* DESCRIPTION OF THE TASK: Transcribe every line from the top down to the line with "tick_text = [str(v) for v in x_ticks]", both ends included, but not the pictures.

* SOURCE EXCERPT:
::::

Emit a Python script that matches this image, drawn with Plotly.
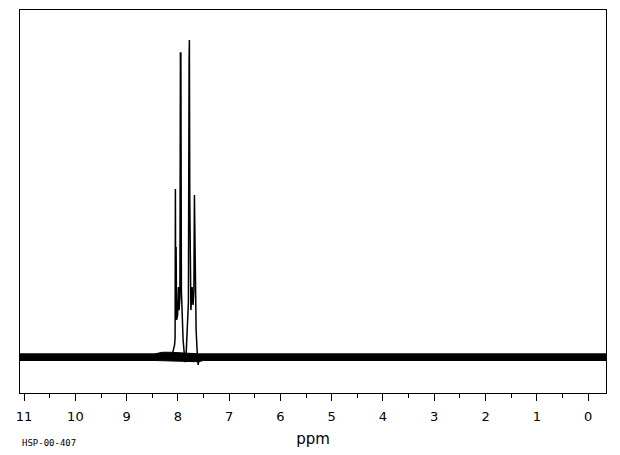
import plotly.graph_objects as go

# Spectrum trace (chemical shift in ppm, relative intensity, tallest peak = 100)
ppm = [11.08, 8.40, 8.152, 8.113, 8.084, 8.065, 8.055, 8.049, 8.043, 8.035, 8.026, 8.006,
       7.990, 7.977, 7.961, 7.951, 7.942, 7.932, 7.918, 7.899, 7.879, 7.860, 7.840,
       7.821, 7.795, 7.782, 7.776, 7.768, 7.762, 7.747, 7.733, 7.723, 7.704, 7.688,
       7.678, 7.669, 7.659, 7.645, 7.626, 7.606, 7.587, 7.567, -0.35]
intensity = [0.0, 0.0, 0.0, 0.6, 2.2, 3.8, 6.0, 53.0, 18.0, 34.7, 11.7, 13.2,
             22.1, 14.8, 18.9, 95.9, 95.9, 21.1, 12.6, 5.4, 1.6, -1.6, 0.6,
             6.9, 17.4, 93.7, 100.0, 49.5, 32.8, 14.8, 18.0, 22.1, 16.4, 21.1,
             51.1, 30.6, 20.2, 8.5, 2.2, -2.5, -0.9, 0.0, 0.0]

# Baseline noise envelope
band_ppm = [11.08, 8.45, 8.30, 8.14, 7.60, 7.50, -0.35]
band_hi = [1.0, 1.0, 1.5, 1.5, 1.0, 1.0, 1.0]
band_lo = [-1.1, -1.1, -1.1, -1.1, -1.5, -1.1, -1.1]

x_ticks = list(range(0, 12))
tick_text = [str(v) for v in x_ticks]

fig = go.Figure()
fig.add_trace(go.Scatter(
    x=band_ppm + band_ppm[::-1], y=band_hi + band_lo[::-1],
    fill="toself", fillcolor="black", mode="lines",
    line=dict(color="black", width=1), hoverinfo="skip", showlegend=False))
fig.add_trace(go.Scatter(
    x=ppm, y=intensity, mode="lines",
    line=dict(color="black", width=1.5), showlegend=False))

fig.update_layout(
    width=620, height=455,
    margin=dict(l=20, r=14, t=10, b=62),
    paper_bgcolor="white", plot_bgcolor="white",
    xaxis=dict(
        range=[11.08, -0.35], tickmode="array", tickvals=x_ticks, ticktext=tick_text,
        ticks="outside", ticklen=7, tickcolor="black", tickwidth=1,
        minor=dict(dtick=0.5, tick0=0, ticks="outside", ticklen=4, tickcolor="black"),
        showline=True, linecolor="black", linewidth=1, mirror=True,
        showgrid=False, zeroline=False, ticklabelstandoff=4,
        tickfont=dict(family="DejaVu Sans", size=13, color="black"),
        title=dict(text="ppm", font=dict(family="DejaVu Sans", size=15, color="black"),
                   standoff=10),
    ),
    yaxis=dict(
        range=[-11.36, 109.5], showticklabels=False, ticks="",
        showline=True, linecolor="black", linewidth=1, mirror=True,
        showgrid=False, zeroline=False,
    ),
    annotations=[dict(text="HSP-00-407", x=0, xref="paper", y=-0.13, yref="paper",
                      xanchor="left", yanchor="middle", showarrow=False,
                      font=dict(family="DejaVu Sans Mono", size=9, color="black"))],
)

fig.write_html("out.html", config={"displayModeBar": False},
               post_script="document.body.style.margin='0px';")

::::

* ANSWER BELOW:
Emit a Python script that matches this image, drawn with Plotly.
import plotly.graph_objects as go

# Spectrum trace (chemical shift in ppm, relative intensity, tallest peak = 100)
ppm = [11.08, 8.40, 8.152, 8.113, 8.084, 8.065, 8.055, 8.049, 8.043, 8.035, 8.026, 8.006,
       7.990, 7.977, 7.961, 7.951, 7.942, 7.932, 7.918, 7.899, 7.879, 7.860, 7.840,
       7.821, 7.795, 7.782, 7.776, 7.768, 7.762, 7.747, 7.733, 7.723, 7.704, 7.688,
       7.678, 7.669, 7.659, 7.645, 7.626, 7.606, 7.587, 7.567, -0.35]
intensity = [0.0, 0.0, 0.0, 0.6, 2.2, 3.8, 6.0, 53.0, 18.0, 34.7, 11.7, 13.2,
             22.1, 14.8, 18.9, 95.9, 95.9, 21.1, 12.6, 5.4, 1.6, -1.6, 0.6,
             6.9, 17.4, 93.7, 100.0, 49.5, 32.8, 14.8, 18.0, 22.1, 16.4, 21.1,
             51.1, 30.6, 20.2, 8.5, 2.2, -2.5, -0.9, 0.0, 0.0]

# Baseline noise envelope
band_ppm = [11.08, 8.45, 8.30, 8.14, 7.60, 7.50, -0.35]
band_hi = [1.0, 1.0, 1.5, 1.5, 1.0, 1.0, 1.0]
band_lo = [-1.1, -1.1, -1.1, -1.1, -1.5, -1.1, -1.1]

x_ticks = list(range(0, 12))
tick_text = [str(v) for v in x_ticks]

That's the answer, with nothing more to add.